O modelo matemático vitorioso bateu softwares extremamente complexos com uma programação simples, de apenas quatro linhas. A tática – batizada de tit for tat (expressão inglesa que significa “olho por olho” ou “na mesma moeda”) – consistia em sempre começar o jogo com uma atitude amigável para depois, nas rodadas seguintes, invariavelmente repetir o lance anterior do adversário.
Se houvesse cooperação e atitude amistosa, isso seria mantido. Mas se o oponente buscasse seu próprio benefício individual, como no caso de uma traição, haveria retaliação na mesma intensidade. Mas, caso o outro se arrependesse e viesse a adotar uma postura cooperativa, ele seria perdoado. E receberia essa mesma atitude de retribuição.

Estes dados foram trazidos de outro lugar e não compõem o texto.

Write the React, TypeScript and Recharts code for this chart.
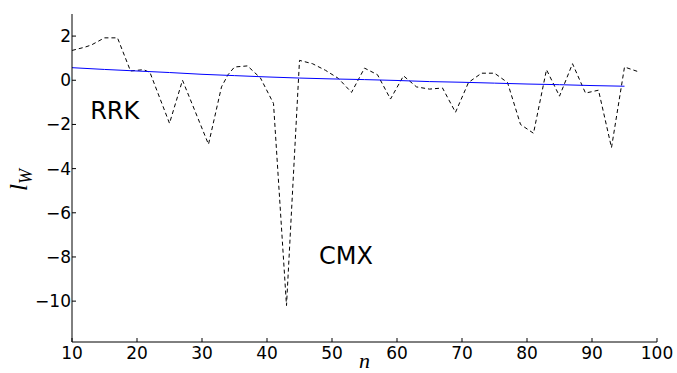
import { LineChart, Line, XAxis, YAxis, ReferenceDot } from "recharts";

// dashed series (black)
const dashN = [10, 12, 13, 15, 17, 19, 21, 22, 25, 27, 31, 33, 34, 35, 37, 39, 41, 43, 45, 47, 49, 51, 53, 55, 57, 59, 61, 63, 65, 67, 69, 71, 73, 75, 77, 79, 81, 83, 85, 87, 89, 91, 93, 95, 97];
const dashL = [1.35, 1.5, 1.6, 1.92, 1.92, 0.42, 0.48, 0.35, -1.95, 0.0, -2.9, -0.3, 0.25, 0.6, 0.65, 0.1, -1.05, -10.2, 0.9, 0.75, 0.45, 0.08, -0.55, 0.55, 0.25, -0.85, 0.2, -0.3, -0.4, -0.35, -1.45, -0.1, 0.32, 0.32, -0.1, -2.0, -2.4, 0.48, -0.72, 0.75, -0.58, -0.45, -3.05, 0.6, 0.4];

// fitted curve (blue)
const fitN = [10, 15, 20, 25, 30, 35, 40, 45, 50, 55, 60, 65, 70, 75, 80, 85, 90, 95];
const fitL = [0.57, 0.49, 0.42, 0.35, 0.27, 0.21, 0.15, 0.1, 0.06, 0.03, -0.01, -0.06, -0.09, -0.13, -0.17, -0.2, -0.24, -0.27];

const xTicks = [10, 20, 30, 40, 50, 60, 70, 80, 90, 100];
const yTicks = [2, 0, -2, -4, -6, -8, -10];

const notes = [
  { n: 12.8, l: -1.76, text: "RRK" },
  { n: 48, l: -8.34, text: "CMX" },
];

const dashData = dashN.map((n, i) => ({ n, l: dashL[i] }));
const fitData = fitN.map((n, i) => ({ n, l: fitL[i] }));

const FONT = "'DejaVu Sans', sans-serif";
const fmt = (v: number) => String(v).replace("-", "\u2212");

function BottomTick({ x, y, payload }: any) {
  return (
    <g>
      <line x1={x} y1={y} x2={x} y2={y - 4} stroke="#000" />
      <text x={x} y={y + 17} textAnchor="middle" fontSize={17} fontFamily={FONT} fill="#000">
        {fmt(payload.value)}
      </text>
    </g>
  );
}

function TopTick({ x, y }: any) {
  return <line x1={x} y1={y} x2={x} y2={y + 4} stroke="#000" />;
}

function LeftTick({ x, y, payload }: any) {
  return (
    <g>
      <line x1={x} y1={y} x2={x + 4} y2={y} stroke="#000" />
      <text x={x - 1} y={y + 6} textAnchor="end" fontSize={17} fontFamily={FONT} fill="#000">
        {fmt(payload.value)}
      </text>
    </g>
  );
}

function RightTick({ x, y }: any) {
  return <line x1={x} y1={y} x2={x - 4} y2={y} stroke="#000" />;
}

export default function App() {
  return (
    <div style={{ width: 677, height: 373 }}>
      <style>{"body{margin:0}"}</style>
      <LineChart width={677} height={373} margin={{ top: 14, right: 20, bottom: 0, left: 10 }}>
        <XAxis
          dataKey="n"
          type="number"
          domain={[10, 100]}
          ticks={xTicks}
          allowDataOverflow
          height={31}
          tickSize={0}
          tickMargin={0}
          tick={<BottomTick />}
          axisLine={{ stroke: "#000" }}
          label={{
            content: ({ viewBox }: any) => (
              <text
                x={viewBox.x + viewBox.width / 2}
                y={viewBox.y + 26}
                textAnchor="middle"
                fontSize={22}
                fontStyle="italic"
                fontFamily="'Liberation Serif', serif"
              >
                n
              </text>
            ),
          }}
        />
        <XAxis
          xAxisId="top"
          orientation="top"
          dataKey="n"
          type="number"
          domain={[10, 100]}
          ticks={xTicks}
          allowDataOverflow
          height={0}
          tickSize={0}
          tickMargin={0}
          tick={<TopTick />}
          axisLine={{ stroke: "#000" }}
        />
        <YAxis
          type="number"
          domain={[-11.85, 3]}
          ticks={yTicks}
          allowDataOverflow
          width={62}
          tickSize={0}
          tickMargin={0}
          tick={<LeftTick />}
          axisLine={{ stroke: "#000" }}
          label={{
            content: ({ viewBox }: any) => {
              const cx = 27;
              const cy = viewBox.y + viewBox.height / 2 + 2;
              return (
                <text
                  x={cx}
                  y={cy}
                  transform={`rotate(-90 ${cx} ${cy})`}
                  textAnchor="middle"
                  fontSize={25}
                  fontStyle="italic"
                  fontFamily="'Liberation Serif', serif"
                >
                  l
                  <tspan fontSize={18} dy={5}>
                    W
                  </tspan>
                </text>
              );
            },
          }}
        />
        <YAxis
          yAxisId="right"
          orientation="right"
          type="number"
          domain={[-11.85, 3]}
          ticks={yTicks}
          allowDataOverflow
          width={0}
          tickSize={0}
          tickMargin={0}
          tick={<RightTick />}
          axisLine={{ stroke: "#000" }}
        />
        <Line
          data={dashData}
          dataKey="l"
          type="linear"
          stroke="#000"
          strokeWidth={1}
          strokeDasharray="4 3"
          dot={false}
          activeDot={false}
          isAnimationActive={false}
        />
        <Line
          data={fitData}
          dataKey="l"
          type="linear"
          stroke="#0000ff"
          strokeWidth={1}
          dot={false}
          activeDot={false}
          isAnimationActive={false}
        />
        {notes.map((a) => (
          <ReferenceDot
            key={a.text}
            x={a.n}
            y={a.l}
            r={0}
            shape={(p: any) => (
              <text x={p.cx} y={p.cy} fontSize={24} fontFamily={FONT} fill="#000">
                {a.text}
              </text>
            )}
          />
        ))}
      </LineChart>
    </div>
  );
}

Axelrod analisou os resultados do experimento no livro A Evolução da Cooperação, lançado em 1984. A conclusão não chega a surpreender: a cooperação sempre é mais benéfica para a coletividade do que estratégias não colaborativas, egoístas e individualistas. Uma comunidade saudável, enfim, não pode ser constituída majoritariamente por pessoas que só pensam em si mesmas.
Mas há minúcias menos evidentes. Um detalhe importante é que o software do “olho por olho” não venceu todos os embates; foi o que conseguiu a melhor média de pontuação no campeonato. Ou seja, não existe sistema perfeito. Às vezes, o individualismo, o egoísmo, a trapaça serão mais eficazes – embora a melhor estratégia de longo prazo para obter maiores ganhos individuais seja apostar na cooperação.

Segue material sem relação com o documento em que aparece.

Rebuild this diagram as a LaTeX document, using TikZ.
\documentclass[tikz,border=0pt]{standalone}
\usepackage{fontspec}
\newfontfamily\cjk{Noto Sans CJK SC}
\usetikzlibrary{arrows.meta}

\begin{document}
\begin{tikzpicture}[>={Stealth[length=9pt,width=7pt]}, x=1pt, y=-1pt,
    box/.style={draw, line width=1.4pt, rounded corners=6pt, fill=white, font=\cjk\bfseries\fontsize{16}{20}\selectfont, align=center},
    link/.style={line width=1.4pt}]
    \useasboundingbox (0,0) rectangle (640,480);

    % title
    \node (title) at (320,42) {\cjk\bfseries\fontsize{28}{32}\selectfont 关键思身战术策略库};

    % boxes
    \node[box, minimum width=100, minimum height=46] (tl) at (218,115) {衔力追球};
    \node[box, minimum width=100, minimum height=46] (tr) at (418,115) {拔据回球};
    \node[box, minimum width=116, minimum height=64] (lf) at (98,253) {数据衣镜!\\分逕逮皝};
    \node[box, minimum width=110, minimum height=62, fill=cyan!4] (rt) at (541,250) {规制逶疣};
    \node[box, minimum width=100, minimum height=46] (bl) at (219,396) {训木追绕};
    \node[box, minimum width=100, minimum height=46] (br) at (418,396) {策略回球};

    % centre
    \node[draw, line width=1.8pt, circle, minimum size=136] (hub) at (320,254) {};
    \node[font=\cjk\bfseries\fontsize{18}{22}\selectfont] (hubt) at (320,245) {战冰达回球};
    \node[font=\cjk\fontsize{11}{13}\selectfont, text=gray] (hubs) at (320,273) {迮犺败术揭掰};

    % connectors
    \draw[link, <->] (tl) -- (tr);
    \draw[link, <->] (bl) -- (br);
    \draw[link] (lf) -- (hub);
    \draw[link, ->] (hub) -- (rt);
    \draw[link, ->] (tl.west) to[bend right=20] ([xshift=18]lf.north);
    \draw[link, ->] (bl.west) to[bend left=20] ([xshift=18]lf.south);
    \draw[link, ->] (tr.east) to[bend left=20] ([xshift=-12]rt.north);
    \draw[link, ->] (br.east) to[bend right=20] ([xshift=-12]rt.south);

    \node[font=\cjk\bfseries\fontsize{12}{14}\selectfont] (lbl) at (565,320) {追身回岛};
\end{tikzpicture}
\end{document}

A tática vitoriosa tampouco é 100% cooperativa e amistosa, apesar de essa ser sua essência. O modelo “olho por olho” mistura atitudes diferentes. É “justa” (alguns classificam de “vingativa” ou “punitiva”) porque retribui o erro, a traição e o comportamento negativo do adversário com uma punição. Mas também é “generoso” ao perdoar o oponente quando ele reconhece que errou. Por fim, a estratégia de sucesso também é “transparente e previsível”: o outro consegue identificar claramente quais são as regras de conduta com as quais está lidando.

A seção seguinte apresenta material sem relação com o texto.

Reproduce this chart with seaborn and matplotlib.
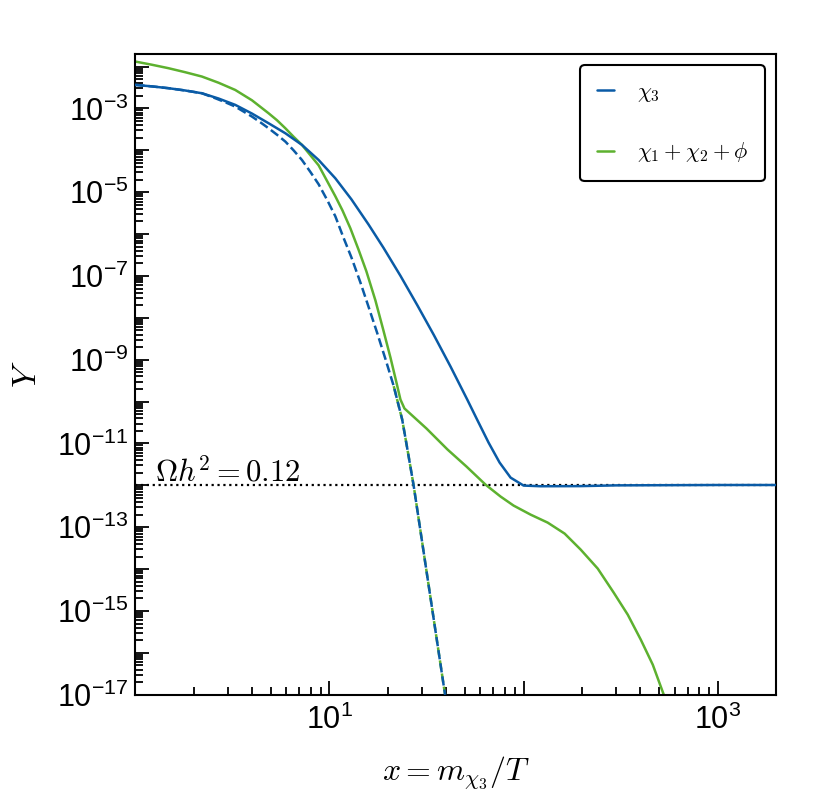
import numpy as np
import matplotlib
matplotlib.use("Agg")
import matplotlib.pyplot as plt
import matplotlib.ticker as ticker
import seaborn as sns

# values (x = m_chi3 / T, Y)
chi3_x = [1.0, 1.216, 1.482, 1.806, 2.203, 2.684, 3.272, 3.99, 4.86, 5.93, 7.22, 8.80,
          10.73, 12.98, 15.89, 18.98, 23.23, 28.33, 34.50, 42.06, 51.30, 57.98, 66.07,
          75.29, 85.80, 100.1, 122.5, 197, 300, 1000, 2000]
chi3_y = [3.66e-3, 3.37e-3, 3.05e-3, 2.69e-3, 2.31e-3, 1.73e-3, 1.22e-3, 7.57e-4, 4.44e-4,
          2.56e-4, 1.35e-4, 5.89e-5, 2.15e-5, 6.78e-6, 1.71e-6, 4.74e-7, 1.01e-7, 2.03e-8,
          3.91e-9, 6.90e-10, 1.12e-10, 3.54e-11, 1.05e-11, 3.51e-12, 1.53e-12, 9.89e-13,
          9.53e-13, 9.6e-13, 1.0e-12, 1.02e-12, 1.02e-12]

chi3_eq_x = [1.0, 1.216, 1.482, 1.806, 2.203, 2.58, 2.906, 3.272, 3.99, 4.404, 4.86, 5.37,
             5.93, 6.54, 7.22, 7.97, 8.80, 9.76, 10.73, 11.80, 12.98, 14.44, 15.89, 17.61,
             19.44, 21.45, 23.71, 25.40, 27.20, 30.63, 34.50, 38.86, 39.46]
chi3_eq_y = [3.66e-3, 3.37e-3, 3.05e-3, 2.69e-3, 2.31e-3, 1.76e-3, 1.41e-3, 1.11e-3,
             6.41e-4, 4.69e-4, 3.37e-4, 2.36e-4, 1.62e-4, 1.0e-4, 5.89e-5, 3.08e-5, 1.55e-5,
             6.41e-6, 2.66e-6, 8.38e-7, 2.79e-7, 7.03e-8, 1.87e-8, 4.42e-9, 1.04e-9,
             2.34e-10, 3.74e-11, 6.08e-12, 9.53e-13, 2.44e-14, 6.21e-16, 1.58e-17, 1.0e-17]

rest_x = [1.0, 1.216, 1.482, 1.806, 2.203, 2.684, 3.272, 3.99, 4.86, 5.37, 5.93, 6.54,
          7.22, 8.80, 10.73, 11.67, 12.83, 14.11, 15.51, 17.26, 18.98, 20.63, 22.15, 23.23,
          24.36, 31.63, 40.60, 50.86, 63.74, 76.2, 88.9, 108.8, 133.2, 162.9, 197.1,
          241.2, 291.6, 344.4, 401.9, 463.5, 528.0]
rest_y = [1.32e-2, 1.109e-2, 9.16e-3, 7.35e-3, 5.79e-3, 4.12e-3, 2.77e-3, 1.57e-3,
          7.69e-4, 5.24e-4, 3.37e-4, 2.11e-4, 1.35e-4, 4.39e-5, 8.0e-6, 3.70e-6, 1.37e-6,
          4.33e-7, 1.29e-7, 2.61e-8, 5.01e-9, 1.13e-9, 2.86e-10, 1.12e-10, 6.86e-11,
          2.28e-11, 7.18e-12, 2.81e-12, 1.04e-12, 5.40e-13, 3.29e-13, 2.00e-13, 1.29e-13,
          7.05e-14, 2.92e-14, 1.03e-14, 2.74e-15, 8.17e-16, 2.07e-16, 5.21e-17, 1.0e-17]

# equilibrium tail of chi1+chi2+phi, lying under the chi3 one
rest_eq_x = [21.45, 23.71, 25.40, 27.20, 30.63, 34.50, 38.86, 39.46]
rest_eq_y = [2.34e-10, 3.74e-11, 6.08e-12, 9.53e-13, 2.44e-14, 6.21e-16, 1.58e-17, 1.0e-17]

relic_Y = 1e-12

blue = "#0a5ba6"
green = "#5db12f"

sns.set_style("ticks")
plt.rcParams['font.family'] = ['Liberation Sans', 'DejaVu Sans']
plt.rcParams['mathtext.fontset'] = 'cm'
for k in ["xtick.color", "ytick.color", "axes.labelcolor", "text.color", "axes.edgecolor"]:
    plt.rcParams[k] = "black"

fig, ax = plt.subplots(figsize=(8.3, 7.94), dpi=100)
fig.subplots_adjust(left=0.163, right=0.935, top=0.932, bottom=0.125)

ax.axhline(relic_Y, color="black", ls=":", lw=1.6, zorder=1)

sns.lineplot(x=rest_x, y=rest_y, ax=ax, color=green, lw=1.8, sort=False,
             estimator=None, label=r"$\chi_1+\chi_2+\phi$", zorder=2)
sns.lineplot(x=rest_eq_x, y=rest_eq_y, ax=ax, color=green, lw=1.8, ls="--",
             sort=False, estimator=None, zorder=2)
sns.lineplot(x=chi3_eq_x, y=chi3_eq_y, ax=ax, color=blue, lw=1.8, ls="--",
             sort=False, estimator=None, zorder=3)
sns.lineplot(x=chi3_x, y=chi3_y, ax=ax, color=blue, lw=1.8, sort=False,
             estimator=None, label=r"$\chi_3$", zorder=4)

ax.set_xscale("log")
ax.set_yscale("log")
ax.set_xlim(1, 2000)
ax.set_ylim(1e-17, 2e-2)


def odd_decades(v, pos):
    e = int(round(np.log10(v)))
    return r"$\mathdefault{10^{%d}}$" % e if e % 2 != 0 else ""


x_dec = range(0, 4)
y_dec = range(-17, -1)
ax.xaxis.set_major_locator(ticker.FixedLocator([10.0 ** e for e in x_dec]))
ax.yaxis.set_major_locator(ticker.FixedLocator([10.0 ** e for e in y_dec]))
ax.xaxis.set_minor_locator(ticker.FixedLocator([k * 10.0 ** e for e in x_dec for k in range(2, 10)]))
ax.yaxis.set_minor_locator(ticker.FixedLocator([k * 10.0 ** e for e in y_dec for k in range(2, 10)]))
ax.xaxis.set_major_formatter(ticker.FuncFormatter(odd_decades))
ax.yaxis.set_major_formatter(ticker.FuncFormatter(odd_decades))
ax.xaxis.set_minor_formatter(ticker.NullFormatter())
ax.yaxis.set_minor_formatter(ticker.NullFormatter())

ax.tick_params(which="both", direction="in", top=False, right=False, width=1.3,
               color="black", labelsize=22)
ax.tick_params(which="major", length=10)
ax.tick_params(which="minor", length=6)
ax.tick_params(axis="x", pad=7)
ax.tick_params(axis="y", pad=5)
for s in ax.spines.values():
    s.set_linewidth(1.5)
    s.set_color("black")

ax.set_xlabel(r"$x = m_{\chi_3}/T$", fontsize=23, labelpad=14)
ax.set_ylabel(r"$Y$", fontsize=24, labelpad=10)

ax.text(1.27, 1.25e-12, r"$\Omega h^2 = 0.12$", fontsize=22, va="baseline")

h, l = ax.get_legend_handles_labels()
leg = ax.legend(h[::-1], l[::-1], loc="upper right", fontsize=16, handlelength=0.77,
                handletextpad=1.04, labelspacing=1.65, borderpad=0.75, frameon=True,
                fancybox=True, framealpha=1)
leg.get_frame().set_edgecolor("black")
leg.get_frame().set_linewidth(1.5)

plt.savefig("out.png", dpi=100)
plt.close(fig)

É possível traçar paralelos entre o modelo matemático de sucesso e a democracia. Os regimes democráticos assentam-se numa cooperação social baseada em direitos e deveres e na negociação para resolver problemas. A justiça – punição de quem desrespeita as regras de convivência – é outro de seus pilares. A transparência e a previsibilidade de regras também são características dos países democráticos que deram certo. Não é coincidência que as nações mais desenvolvidas econômica e socialmente na “competição global” sejam democracias, embora em alguns momentos e em casos específicos haja ditaduras vitoriosas.
A estratégia de sucesso no dilema do prisioneiro também serve de alerta para as ameaças da polarização e da radicalização política atuais. Com dois lados sem disposição de colaborar com o oponente, enxergando-o como um inimigo a ser eliminado, corre-se o risco de uma guerra política em que todos serão prejudicados.